Rabbi Lau, who had survived Buchenwald, responded, “I used to learn from the great rabbinic luminaries, from Rabbi Eliahu Lopian and Rabbi Shlomo Zalman Auerbach, and on Yom Kippur they would say, ‘Al het [for the sin of] this and that.’”
“Do you really think that these Jewish sages committed the worst sins?” Rabbi Lau asked the soldiers. “On the holiest day of the year, could these great rabbis lie?”
“Of course not,” he continued, “but they said these words because they did not only think about themselves. They did not just think about ‘Ani, Ani, Ani.’ Like these great sages, we too need to think about others. We need to think about all the Jewish people and the entire world.”
This is the idea of the Haggadah and the idea of Passover: It’s not just about me. The Haggadah is a text for the collective and the individual. It expresses the core Jewish value of areyvut — collective responsibility and sense of obligation and belonging to Am Yisrael. It teaches us the concept of “peoplehood” in the truest sense.
This sense of belonging and membership in Am Yisrael is what many Jews in the Diaspora have been feeling as terror attacks have struck Israel thousands of miles away.
It is what Israeli Prime Minister Naftali Bennett was articulating when he said after the third victim of the attack in Tel Aviv, Barak Lufan, succumbed to his wounds: “The entire nation of Israel shares the family’s heavy grief.” We feel the pain and heartache of others as if it is our own.

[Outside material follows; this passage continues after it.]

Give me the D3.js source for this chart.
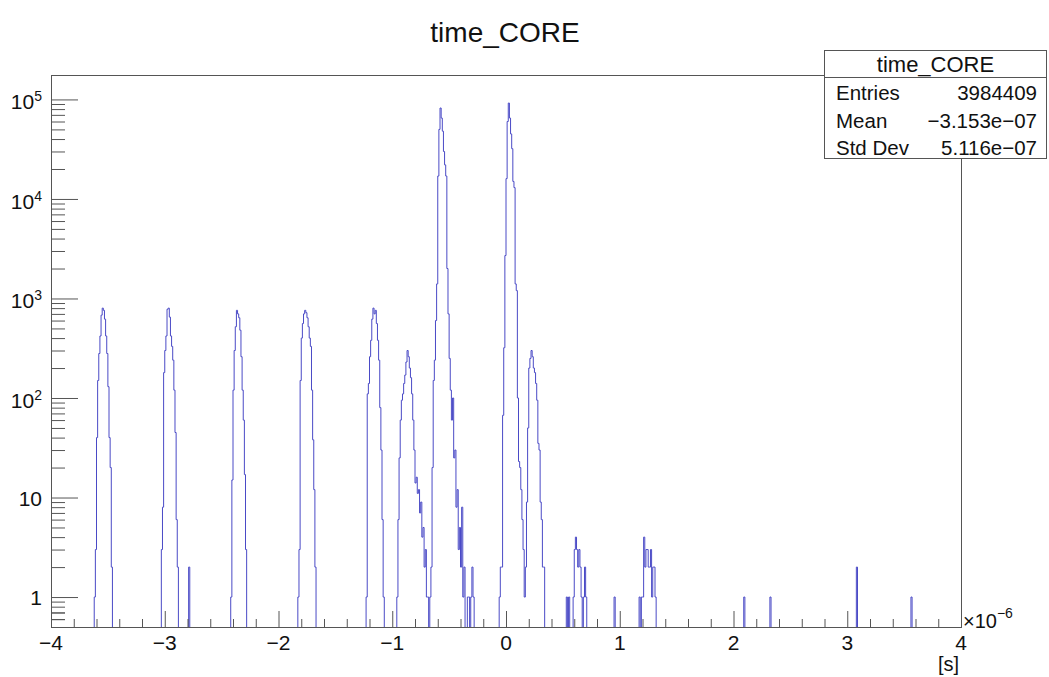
<!DOCTYPE html>
<html><head><meta charset="utf-8">
<script src="https://cdn.jsdelivr.net/npm/d3@7"></script>
<style>
body{margin:0;background:#fff;}
text{font-family:"Liberation Sans",Arial,Helvetica,sans-serif;fill:#111;}
</style></head>
<body><div id="chart"></div>
<script>
/* time_CORE — ROOT-style log-y histogram of hit times, 0.01 us bins, drawn as a step outline */
var xMin=-4, xMax=4, binWidth=0.01, yMin=0.5, yMax=1.76e5;

// bin contents, each run starts at the low edge listed in segStarts (units 1e-6 s)
var sat1=[1,3,40,150,280,420,680,800,760,620,420,280,130,40,20,2];
var sat2=[3,8,180,300,420,780,800,650,420,330,240,120,45,6,2];
var sat3=[1,15,120,300,520,760,700,640,480,260,120,60,17,3];
var sat4=[1,3,150,400,560,700,760,720,640,520,400,330,120,38,12,2];
var sat5=[1,110,140,260,380,620,800,700,760,560,380,240,80,30,6,1];
var central=[1,6,25,60,95,110,140,170,230,300,260,200,160,110,60,30,14,16,11,12,7,9,4,5,2,3,1,1,0,1,
    2,20,150,240,600,1400,17000,50000,82000,65000,48000,30000,22000,17000,2000,700,250,120,60,100,
    25,30,8,12,3,5,2,8,1,2,0,0,1,1,0,1,2,1];
var prompt=[1,2,2,67,320,2700,16000,60000,92000,65000,45000,32000,15000,13000,1400,1200,100,23,20,12,
    6,3,1,2,9,50,200,250,300,260,200,180,140,95,35,30,9,6,2,2];
var tail1=[1,0,1,0,0,0,1,3,4,3,2,3,2,1,0,1,2,1];
var tail2=[1,0,1,1,4,2,3,3,2,2,3,1,2,2,1];
var segStarts=[-3.62,-3.03,-2.42,-1.83,-1.23,-0.96,-0.06,0.53,1.17];
var segCounts=[sat1,sat2,sat3,sat4,sat5,central,prompt,tail1,tail2];
var singles=[[-2.79,2],[0.95,1],[2.09,1],[2.32,1],[3.08,2],[3.56,1]];

var xTickValues=[-4,-3,-2,-1,0,1,2,3,4];
var xTickLabels=["\u22124","\u22123","\u22122","\u22121","0","1","2","3","4"];
var yTickValues=[1,10,100,1000,10000,100000];
var yTickLabels=["1","10","10^2","10^3","10^4","10^5"];
var statsTitle="time_CORE";
var statsRows=[["Entries","3984409"],["Mean","\u22123.153e\u221207"],["Std Dev","5.116e\u221207"]];

var nBins=Math.round((xMax-xMin)/binWidth);
var counts=new Array(nBins).fill(0);
segStarts.forEach(function(s,k){
    var i0=Math.round((s-xMin)/binWidth);
    segCounts[k].forEach(function(c,j){counts[i0+j]+=c;});
});
singles.forEach(function(p){counts[Math.round((p[0]-xMin)/binWidth)]+=p[1];});

var W=1049,H=677, L=51,R=961,T=75,B=627, axisCol="#555";
var svg=d3.select("#chart").append("svg").attr("width",W).attr("height",H);
var x=d3.scaleLinear().domain([xMin,xMax]).range([L,R]);
var y=d3.scaleLog().domain([yMin,yMax]).range([B,T]);

svg.append("clipPath").attr("id","frameClip").append("rect")
    .attr("x",L).attr("y",T).attr("width",R-L).attr("height",B-T);

/* histogram outline */
function yv(c){return c>0?y(c):B+2;}
var d="M"+x(xMin)+","+(B+2);
counts.forEach(function(c,i){d+="V"+yv(c).toFixed(2)+"H"+x(xMin+(i+1)*binWidth).toFixed(2);});
d+="V"+(B+2);
svg.append("path").attr("d",d).attr("fill","none").attr("stroke","#4a4ac6").attr("stroke-width",1)
    .attr("clip-path","url(#frameClip)");

/* axes: ROOT draws ticks inward */
var xMinor=d3.range(xMin,xMax+1e-9,0.2).filter(function(v){return Math.abs(v-Math.round(v))>1e-6;});
var yMinor=[];
for(var e=-1;e<=5;e++){for(var k=2;k<=9;k++){var v=k*Math.pow(10,e);if(v>yMin&&v<yMax)yMinor.push(v);}}
[0.6,0.7,0.8,0.9].forEach(function(v){if(yMinor.indexOf(v)<0)yMinor.push(v);});

function styleAxis(g){g.select(".domain").remove();g.selectAll(".tick line").attr("stroke",axisCol);}
svg.append("g").attr("transform","translate(0,"+B+")")
    .call(d3.axisBottom(x).tickValues(xTickValues).tickSize(-16).tickFormat("")).call(styleAxis);
svg.append("g").attr("transform","translate(0,"+B+")")
    .call(d3.axisBottom(x).tickValues(xMinor).tickSize(-8).tickFormat("")).call(styleAxis);
svg.append("g").attr("transform","translate("+L+",0)")
    .call(d3.axisLeft(y).tickValues(yTickValues).tickSize(-27).tickFormat("")).call(styleAxis);
svg.append("g").attr("transform","translate("+L+",0)")
    .call(d3.axisLeft(y).tickValues(yMinor).tickSize(-14).tickFormat("")).call(styleAxis);

svg.append("rect").attr("x",L+0.5).attr("y",T+0.5).attr("width",R-L).attr("height",B-T)
    .attr("fill","none").attr("stroke",axisCol);

svg.selectAll("text.xlab").data(xTickValues).enter().append("text").attr("class","xlab")
    .attr("x",function(v){return x(v);}).attr("y",650).attr("text-anchor","middle")
    .style("font-size","21px").text(function(v,i){return xTickLabels[i];});

svg.selectAll("text.ylab").data(yTickValues).enter().append("text").attr("class","ylab")
    .attr("x",42).attr("y",function(v,i){return y(v)+(yTickLabels[i].indexOf("^")>0?10:8);})
    .attr("text-anchor","end").style("font-size","21px")
    .each(function(v,i){
        var parts=yTickLabels[i].split("^"), t=d3.select(this);
        t.append("tspan").text(parts[0]);
        if(parts[1])t.append("tspan").attr("dy",-8).style("font-size","14px").text(parts[1]);
    });

var ex=svg.append("text").attr("x",963).attr("y",628).style("font-size","20px");
ex.append("tspan").text("\u00d710");
ex.append("tspan").attr("dy",-10).style("font-size","14px").text("\u22126");
svg.append("text").attr("x",959).attr("y",671).attr("text-anchor","end").style("font-size","20px").text("[s]");

svg.append("text").attr("x",505).attr("y",42).attr("text-anchor","middle").style("font-size","28px").text("time_CORE");

/* stats box */
var bx=824.5, by=50.5, bw=222, bh=108;
var sb=svg.append("g");
sb.append("rect").attr("x",bx).attr("y",by).attr("width",bw).attr("height",bh).attr("fill","#fff").attr("stroke",axisCol);
sb.append("line").attr("x1",bx).attr("x2",bx+bw).attr("y1",77.5).attr("y2",77.5).attr("stroke",axisCol);
sb.append("text").attr("x",bx+bw/2).attr("y",72).attr("text-anchor","middle").style("font-size","22px").text(statsTitle);
statsRows.forEach(function(r,i){
    var yy=100+i*27.5;
    sb.append("text").attr("x",836).attr("y",yy).style("font-size","20.5px").text(r[0]);
    sb.append("text").attr("x",1037).attr("y",yy).attr("text-anchor","end").style("font-size","20.5px").text(r[1]);
});
</script></body></html>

Part of the purpose of leil haseder, the night of the seder, is to identify with the pain and the metzarim of others, and to feel the sense of communal responsibility that we all share. The text of the seder can guide us to step out of ourselves and feel for others, identify with others and think about others.
But ultimately, that feeling and identification with the community is only the first step. We identify with the “narrow places” of Am Yisrael and the world for the purpose of being motivated to serve others, to help ourselves and others become free.
If our transformation is complete, we recommit to being 4:14 Jews, to taking action and standing up for others and what is right.
Perhaps the subtle and brilliant idea of the Baalei haHaggadah (authors of the Haggadah) is that by learning how to care for others, we will transform how we care for ourselves as well.
When we identify with others, and help liberate them, we liberate ourselves too. And, in the words of the late Rabbi Jonathan Sacks z’l, when we liberate ourselves, we have the freedom “first to [stand] proud and tall as Jews, and second to work for the freedom and justice of all.”
From our team at Unpacked for Educators, we wish you and your family a redemptive and liberating Passover experience.